Motor Vehicles (Amendment) Act 2019: A fruitful step towards road safety


Dr. Gaurav SanjayDr Gaurav Sanjay

Road safety week in India 2021 was observed from January 11 to 17. During road safety week every year, thousands of government, non-government and private organisations take part in activities to highlight the consequences of road traffic accidents and spread the awareness to make our roads safer. Safety from road accidents focuses on the goal that people should safely drive their vehicles on the road, while also keeping in mind the safety of co – drivers and pedestrians. Road safety continues to be a major public health concern and a leading cause of death across the world, killing more than 1.35 million people annually in the world as reported in the Global Status report on Road Safety 2018. About 90 per cent of these casualties are taking place in the developing countries with 11 per cent being accounted for by India.

As per the report on road accidents in India 2019, the accident related deaths in India in 2019 were 1,51,113 in number. National highways which comprise two per cent of total road network, continued to account for a disproportionate share- 35 per cent of the deaths in 2019. The state highways which account for three per cent of the road length accounted for 25 per cent of these deaths. It seems the numbers of accidents are inversely proportional to the vehicular congestion on the roads and are attributed to factors like over speeding, drunken driving and using mobile phone on the national highways. According to the government of India data, under the category of Traffic Rule Violations, over speeding continued to be a major killer in 2019, accounting for 67 per cent of the persons killed followed by driving on the wrong side of the road which accounted for six per cent of the accident related deaths.

Road traffic accidents are a global problem resulting in deaths, physical injuries, psychological problems and financial losses. These financial damages have immediate and long term consequences on the victims and their families. Road traffic accidents are forcing the people into poverty and disability. Many times we see in our society that poor individuals cannot pay for better treatment, sometimes this also leads to permanent disability. Many victims of road traffic accidents are the only bread earners of the family. Hence the family gets financially weak as well as mentally weak and they get helpless and sell their house, land, jewellery etc. It should be the duty not only of the government but the public, NGO and the other social organisations to spread the awareness that our society and nation is losing a lot in terms of human and financial resources. Our country is economically losing the worth of one to three per cent of the GDP on financial losses incurred due to road traffic accidents. The current GDP of our country is almost Rs 200 lakh crore.
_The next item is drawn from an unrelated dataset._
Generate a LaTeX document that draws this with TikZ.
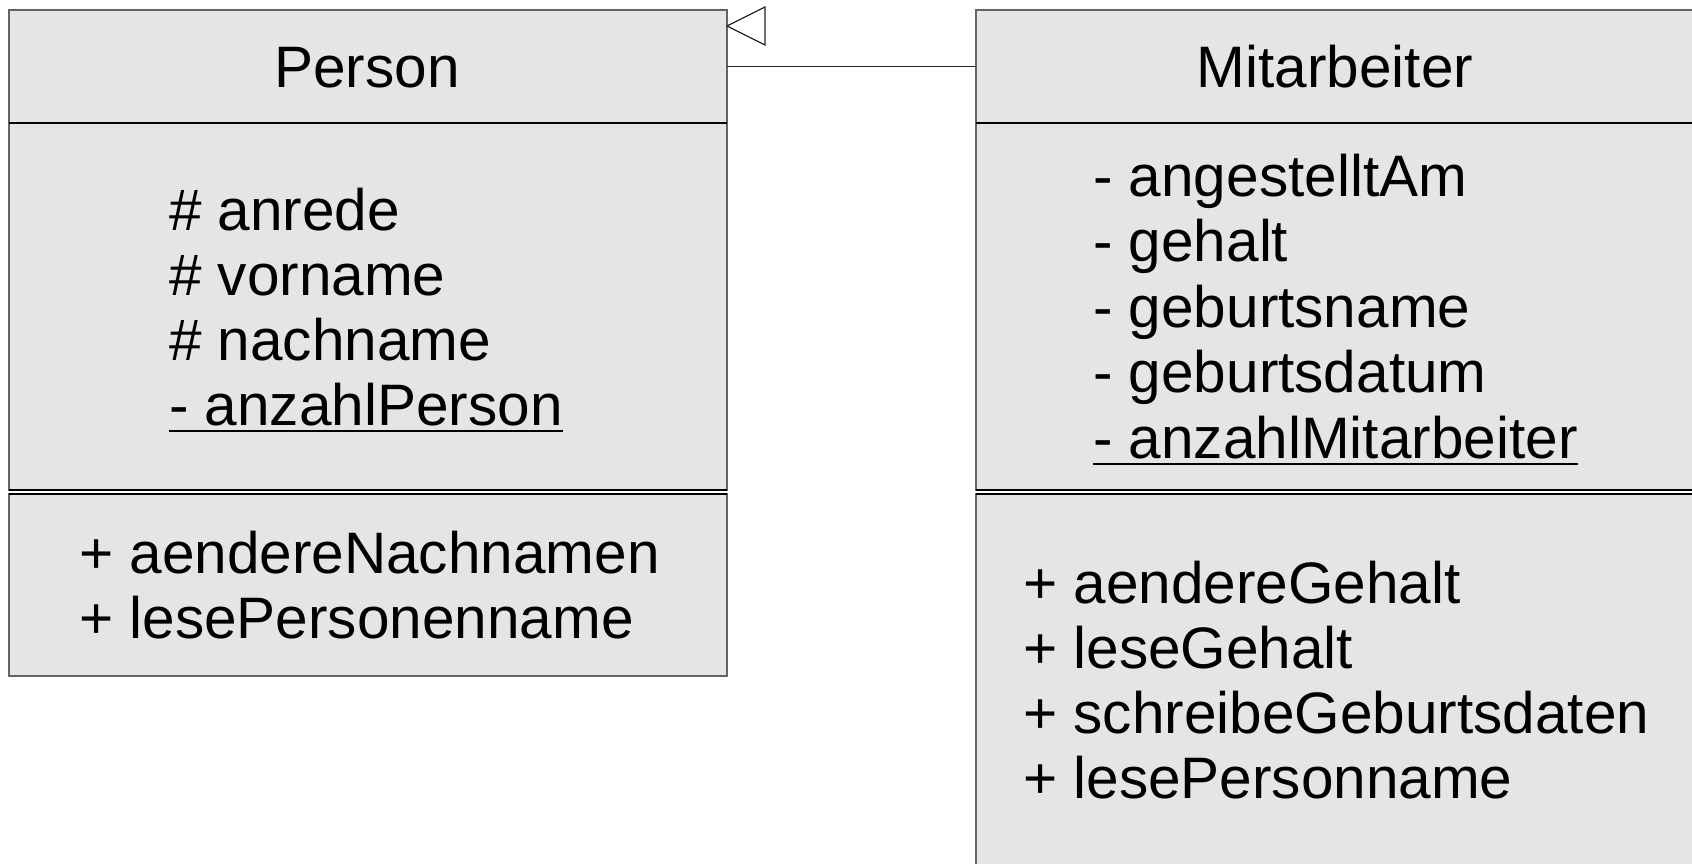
\documentclass[tikz,border=0pt]{standalone}
\usepackage{fontspec}
\setmainfont{Liberation Sans}
\begin{document}
\begin{tikzpicture}[x=1pt,y=-1pt,
  compartment/.style={draw=boxborder,fill=boxfill,line width=1.6pt,
    anchor=north west,inner sep=0pt,outer sep=0pt},
  divider/.style={draw=black,line width=1.4pt},
  member/.style={anchor=base west,inner sep=0pt,font=\fontsize{58.5}{65}\selectfont},
  title/.style={anchor=base,inner sep=0pt,font=\fontsize{58.5}{65}\selectfont},
  uline/.style={draw=black,line width=2.6pt},
  inherit/.style={draw=black!85,line width=1.3pt}]
\definecolor{boxfill}{RGB}{229,229,229}
\definecolor{boxborder}{RGB}{100,100,100}
\useasboundingbox (0,0) rectangle (1692,864);

% class Person
\node[compartment,minimum width=718pt,minimum height=113pt] (personHead) at (9,10) {};
\node[compartment,minimum width=718pt,minimum height=367pt] (personAttr) at (9,123) {};
\node[compartment,minimum width=718pt,minimum height=182pt] (personOps) at (9,494) {};
\draw[divider] (personHead.south west) -- (personHead.south east);
\draw[divider] (personAttr.south west) -- (personAttr.south east);
\draw[divider] (personOps.north west) -- (personOps.north east);

% class Mitarbeiter
\node[compartment,minimum width=740pt,minimum height=113pt] (mitHead) at (976,10) {};
\node[compartment,minimum width=740pt,minimum height=367pt] (mitAttr) at (976,123) {};
\node[compartment,minimum width=740pt,minimum height=400pt] (mitOps) at (976,494) {};
\draw[divider] (mitHead.south west) -- (mitHead.south east);
\draw[divider] (mitAttr.south west) -- (mitAttr.south east);
\draw[divider] (mitOps.north west) -- (mitOps.north east);

% class names
\node[title] (personName) at (367,88) {Person};
\node[title] (mitName) at (1335,88) {Mitarbeiter};

% Person attributes and operations
\node[member] (pa1) at (169,230) {\# anrede};
\node[member] (pa2) at (169,295) {\# vorname};
\node[member] (pa3) at (169,360) {\# nachname};
\node[member] (pa4) at (169,425) {- anzahlPerson};
\draw[uline] ([yshift=-6pt]pa4.base west) -- ([yshift=-6pt]pa4.base east);
\node[member] (po1) at (79,573) {+ aendereNachnamen};
\node[member] (po2) at (79,638) {+ lesePersonenname};

% Mitarbeiter attributes and operations
\node[member] (ma1) at (1093,196) {- angestelltAm};
\node[member] (ma2) at (1093,261) {- gehalt};
\node[member] (ma3) at (1093,327) {- geburtsname};
\node[member] (ma4) at (1093,392) {- geburtsdatum};
\node[member] (ma5) at (1093,458) {- anzahlMitarbeiter};
\draw[uline] ([yshift=-6pt]ma5.base west) -- ([yshift=-6pt]ma5.base east);
\node[member] (mo1) at (1023,603) {+ aendereGehalt};
\node[member] (mo2) at (1023,668) {+ leseGehalt};
\node[member] (mo3) at (1023,733) {+ schreibeGeburtsdaten};
\node[member] (mo4) at (1023,798) {+ lesePersonname};

% generalisation: Mitarbeiter inherits from Person
\draw[inherit] (mitHead.west) -- (personHead.east);
\coordinate (tip) at ([yshift=-16pt]personHead.north east);
\draw[inherit,fill=white] (tip) -- ++(38,-19) -- ++(0,38) -- cycle;
\end{tikzpicture}
\end{document}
Some of the reports which appeared in segments of the media in September 2019 showed to general public that the amended Motor Vehicle Act was against the general public because they have to pay more penalties if they violate the rules. It seems that the interpretation of most of the state governments of our country and of that of the public in general was that the sole purpose of government, to amend the law was to earn money from traffic rule violators. But contrary to that, the current Union Road Transport minister Nitin Gadkari had reiterated many times that the idea of increasing the penalty against the violators was not to earn the money but to save the life of many stakeholders who could be involved in road traffic accidents.

The number of accidents from April to June in 2020 (50,336) was 55 per cent less than the corresponding number in the previous year (1, 12,215). In terms of fatalities in road accidents, 56,288 people died in the first six months of 2020 compared to 79,678 in the same period the year before that, a drop of about 30 per cent. During April to June 2020, the number of fatalities in road accidents dropped by nearly 51 per cent compared to the same period in 2019, which is about 20,000 less fatalities. The above data has shown that the number of accidents had decreased significantly after the implementation of Motor Vehicles (Amendment) Act. The contribution of the Covid- 19 lockdown cannot be ruled out too.

If we go according to the concept of penalty then penalty is imposed only on those who break the law and the idea of penalty is to deter the offender from breaking the law in the future and to send a message to the society that if anybody breaks the law, then he will be penalised. Punishment is defined in legal language as the infliction of some kind of pain or loss upon a person by an authority for a misdeed. The pain must be essential and not accidental to the infliction of punishment, according to the criteria of punishment principle. If punishment is not painful then how can it be punishment? Where is the question of punishment if we follow the law? The financial penalty works as a deterrent to an individual that the violator will not commit similar crime in future because of fear of similar or worse punishment in future. It also sends a message to the general public that they may get a similar punishment if they violate the law.

Almost 11 per cent of world fatalities are occurring in our country while India is having only one per cent of the vehicles of the world. A research reported by the author found that 90 per cent of these accidents occurred due to the driver’s negligence. The main cause of accidents is the violation of the traffic rules. All of us should spread awareness to prevent these accidents because they have taken the form of an epidemic. The public should learn these traffic rules and should follow them; the government should teach the traffic rules and should enforce them to prevent the road traffic tragedies.